Silibil N’ Brains: How two Scottish lads hoaxed the hip-hop world

Today, the idea of Scottish hip-hop is one that carries a degree of respect with it.

This may well be entirely down to Young Fathers becoming one of the most respected and revered acts in UK hip-hop, but there are a few more Highland hip-hop acts making the idea more than just a one-act bill. Loki, Hector Bizerk and Stanley Odd all give the idea of Scottish hip-hop a good name, but this is still a very, very recent development. As recently as the early 2000s, a band with aspirations of being a genuine hip-hop group had no hope of gaining respect if they came from north of Hadrian’s Wall.

Two friends, Billy Boyd (no, not Pippin from Lord of the Rings, before you ask) and Gavin Bain, found this out the hard way. Hailing from Dundee, the duo had gained a local following for their particularly Scottish brand of hip-hop as B Productions and decided to try their hand at making a career of it in the Big Smoke, travelling down to London to audition for Warner Brothers Records. This was a godawful idea in the first place, but it went even worse than you could possibly imagine.

The duo were laughed out of the audition. They were told to their face that no record company in the world were looking for “the rapping Proclaimers” and that their accents would singlehandedly prevent them from ever making it in hip-hop.

While most would have slunk back home to Dundee in disgrace, true Scotsmen are made of tougher stuff than that. Boyd and Bain reasoned that if the accents were the issue, then surely, they could just… drop them?

Silibil N' Brains- How two Scottish lads hoaxed the hip-hop world
Credit: Kaleidoscope Film Distribution

How was Silibil N’ Brains born?

In an act that’s either insanity, hubris or genuine, Machiavellian cunning, Boyd and Bain decided to reinvent themselves as entirely new characters. One hailing from the sunny shores of San Jacinto, California, rather than, y’know, the River Tay. Lovely though it is.

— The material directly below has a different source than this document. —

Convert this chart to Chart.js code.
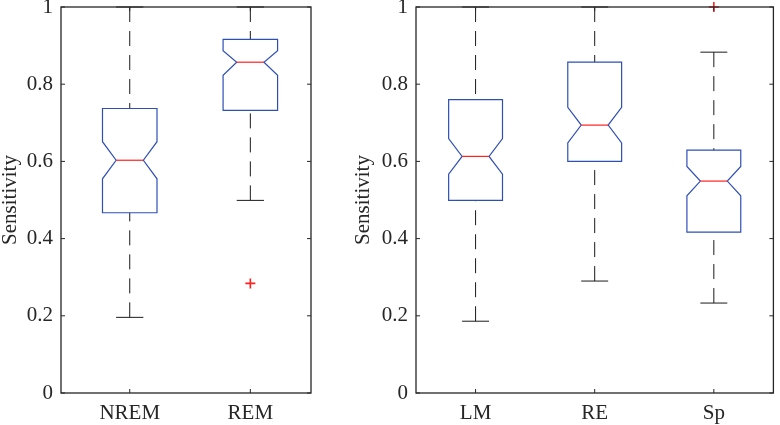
<!DOCTYPE html>
<html>
<head>
<meta charset="utf-8">
<script src="https://cdn.jsdelivr.net/npm/chart.js@4.4.0/dist/chart.umd.min.js"></script>
<style>
  html, body { margin: 0; padding: 0; background: #fff; }
  #wrap { position: relative; width: 780px; height: 425px; }
  .panel { position: absolute; top: 0; height: 425px; }
  #p1 { left: 0; width: 330px; }
  #p2 { left: 330px; width: 450px; }
</style>
</head>
<body>
<div id="wrap">
  <div class="panel" id="p1"><canvas id="c1"></canvas></div>
  <div class="panel" id="p2"><canvas id="c2"></canvas></div>
</div>
<script>
// left panel - sleep stage
const stageLabels   = ['NREM', 'REM'];
const stageWhiskLo  = [0.196, 0.499];
const stageQ1       = [0.467, 0.732];
const stageNotchLo  = [0.555, 0.823];
const stageMedian   = [0.603, 0.857];
const stageNotchHi  = [0.651, 0.887];
const stageQ3       = [0.737, 0.916];
const stageWhiskHi  = [1.0, 1.0];
const stageOutliers = [{ x: 2, y: 0.284 }];

// right panel - location
const locLabels   = ['LM', 'RE', 'Sp'];
const locWhiskLo  = [0.186, 0.290, 0.233];
const locQ1       = [0.499, 0.600, 0.417];
const locNotchLo  = [0.567, 0.648, 0.511];
const locMedian   = [0.613, 0.694, 0.549];
const locNotchHi  = [0.659, 0.740, 0.587];
const locQ3       = [0.760, 0.857, 0.629];
const locWhiskHi  = [1.0, 1.0, 0.883];
const locOutliers = [{ x: 3, y: 1.0 }];

const yTicks = [0, 0.2, 0.4, 0.6, 0.8, 1];

const FONT = 'Liberation Serif';
const TEXT = '#262626';
const BLUE = '#2f4fb5';
const RED = '#ff2020';
const BOX_HALF = 0.226, NOTCH_HALF = 0.113, CAP_HALF = 0.113;

function boxPlugin(s) {
  return {
    id: 'notchBoxes',
    beforeDatasetsDraw(chart) {
      const { ctx, scales: { x, y } } = chart;
      const ln = (x1, y1, x2, y2) => { ctx.beginPath(); ctx.moveTo(x1, y1); ctx.lineTo(x2, y2); ctx.stroke(); };
      ctx.save();
      s.q1.forEach((_, i) => {
        const p = i + 1;
        const xc = x.getPixelForValue(p);
        const xl = x.getPixelForValue(p - BOX_HALF), xr = x.getPixelForValue(p + BOX_HALF);
        const nl = x.getPixelForValue(p - NOTCH_HALF), nr = x.getPixelForValue(p + NOTCH_HALF);
        const cl = x.getPixelForValue(p - CAP_HALF), cr = x.getPixelForValue(p + CAP_HALF);
        const yq1 = y.getPixelForValue(s.q1[i]), yq3 = y.getPixelForValue(s.q3[i]);
        const ynl = y.getPixelForValue(s.notchLo[i]), ynh = y.getPixelForValue(s.notchHi[i]);
        const ym = y.getPixelForValue(s.median[i]);
        const ywl = y.getPixelForValue(s.whiskLo[i]), ywh = y.getPixelForValue(s.whiskHi[i]);

        // whiskers
        ctx.strokeStyle = '#1a1a1a';
        ctx.lineWidth = 1;
        ctx.setLineDash([15, 9]);
        ln(xc, ywh, xc, yq3);
        ln(xc, ywl, xc, yq1);
        ctx.setLineDash([]);
        ln(cl, ywh, cr, ywh);
        ln(cl, ywl, cr, ywl);

        // notched box
        ctx.strokeStyle = BLUE;
        ctx.lineWidth = 1.2;
        ctx.beginPath();
        ctx.moveTo(xl, yq1);
        ctx.lineTo(xl, ynl);
        ctx.lineTo(nl, ym);
        ctx.lineTo(xl, ynh);
        ctx.lineTo(xl, yq3);
        ctx.lineTo(xr, yq3);
        ctx.lineTo(xr, ynh);
        ctx.lineTo(nr, ym);
        ctx.lineTo(xr, ynl);
        ctx.lineTo(xr, yq1);
        ctx.closePath();
        ctx.stroke();

        // median
        ctx.strokeStyle = RED;
        ln(nl, ym, nr, ym);
      });
      ctx.restore();
    },
    afterDraw(chart) {
      const { ctx, chartArea: a, scales: { x, y } } = chart;
      ctx.save();
      ctx.strokeStyle = TEXT;
      ctx.lineWidth = 1.3;
      ctx.strokeRect(a.left, a.top, a.right - a.left, a.bottom - a.top);
      ctx.lineWidth = 1;
      yTicks.forEach(v => {
        const py = y.getPixelForValue(v);
        ctx.beginPath();
        ctx.moveTo(a.left, py); ctx.lineTo(a.left + 4, py);
        ctx.moveTo(a.right, py); ctx.lineTo(a.right - 4, py);
        ctx.stroke();
      });
      s.q1.forEach((_, i) => {
        const px = x.getPixelForValue(i + 1);
        ctx.beginPath();
        ctx.moveTo(px, a.bottom); ctx.lineTo(px, a.bottom - 4);
        ctx.moveTo(px, a.top); ctx.lineTo(px, a.top + 4);
        ctx.stroke();
      });
      ctx.restore();
    }
  };
}

function makeChart(id, labels, stats, outliers, xMin, xMax, yWidth, pad) {
  return new Chart(document.getElementById(id), {
    type: 'scatter',
    data: {
      datasets: [{
        data: outliers,
        pointStyle: 'cross',
        radius: 5,
        borderColor: RED,
        backgroundColor: RED,
        borderWidth: 1.6,
        clip: false
      }]
    },
    options: {
      responsive: true,
      maintainAspectRatio: false,
      animation: false,
      layout: { padding: pad },
      plugins: { legend: { display: false }, tooltip: { enabled: false } },
      scales: {
        x: {
          type: 'linear',
          min: xMin,
          max: xMax,
          grid: { display: false, drawTicks: false },
          border: { display: false },
          afterBuildTicks: sc => { sc.ticks = labels.map((l, i) => ({ value: i + 1 })); },
          afterFit: sc => { sc.height = 32; sc.paddingLeft = 0; sc.paddingRight = 0; },
          ticks: {
            autoSkip: false,
            maxRotation: 0,
            padding: 8,
            color: TEXT,
            font: { family: FONT, size: 21 },
            callback: v => labels[v - 1]
          }
        },
        y: {
          min: 0,
          max: 1,
          grid: { display: false, drawTicks: false },
          border: { display: false },
          afterBuildTicks: sc => { sc.ticks = yTicks.map(v => ({ value: v })); },
          afterFit: sc => { sc.width = yWidth; sc.paddingTop = 0; sc.paddingBottom = 0; },
          ticks: {
            padding: 8,
            color: TEXT,
            font: { family: FONT, size: 21 },
            callback: v => String(Math.round(v * 10) / 10)
          },
          title: {
            display: true,
            text: 'Sensitivity',
            color: TEXT,
            padding: 0,
            font: { family: FONT, size: 21, lineHeight: 1 }
          }
        }
      }
    },
    plugins: [boxPlugin(stats)]
  });
}

makeChart('c1', stageLabels, {
  q1: stageQ1, q3: stageQ3, median: stageMedian,
  notchLo: stageNotchLo, notchHi: stageNotchHi,
  whiskLo: stageWhiskLo, whiskHi: stageWhiskHi
}, stageOutliers, 0.43, 2.503, 61, { top: 7, right: 19, left: 0, bottom: 0 });

makeChart('c2', locLabels, {
  q1: locQ1, q3: locQ3, median: locMedian,
  notchLo: locNotchLo, notchHi: locNotchHi,
  whiskLo: locWhiskLo, whiskHi: locWhiskHi
}, locOutliers, 0.5, 3.5, 63, { top: 7, right: 2, left: 23, bottom: 0 });
</script>
</body>
</html>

The characters they came up with were Boyd’s new persona, Silibil (a play on “Silly Bill” and syllable, the clever little sausage) and Bain’s Brains McLoud. The duo didn’t just decide to go back to London for auditions; they decided to go one step further. The duo relocated to London and essentially stayed in character for the next three years straight. Their heroic display of becoming the mask paid off dividends when, within months, they’d secured a manager, who completely bought their story hook, line and sinker.

This management deal led to a quarter of a million pounds record deal with Sony, and a support slot with the Eminem-affiliated rap group D12. The stage seemed set for them to become stars, and ironically enough, it wasn’t the lie being discovered that prevented it. No, by the time the record deal was signed, the band’s inner circle were aware of the ruse, but the fall of Silibil N’ Brains came from a much more traditional source. One that has kneecapped dozens of musicians, even those who later went on to stardom.

A reshuffle of the higher-ups at Sony meant that everyone who believed in the group no longer worked there. With no supporters at their label and no real hope of gaining any momentum as a result, Boyd left the group to return home, get married and found a job in the burgeoning Scottish oil industry. Brains, to his credit, is still at it. He revealed the hoax to the world and has more or less been dining out on it since.

Considering a documentary about the band has already been made, and a major motion picture based on his story is in production as James McAvoy’s directorial debut, too, I’d say that Silibil N’ Brains ended up walking away with the last laugh.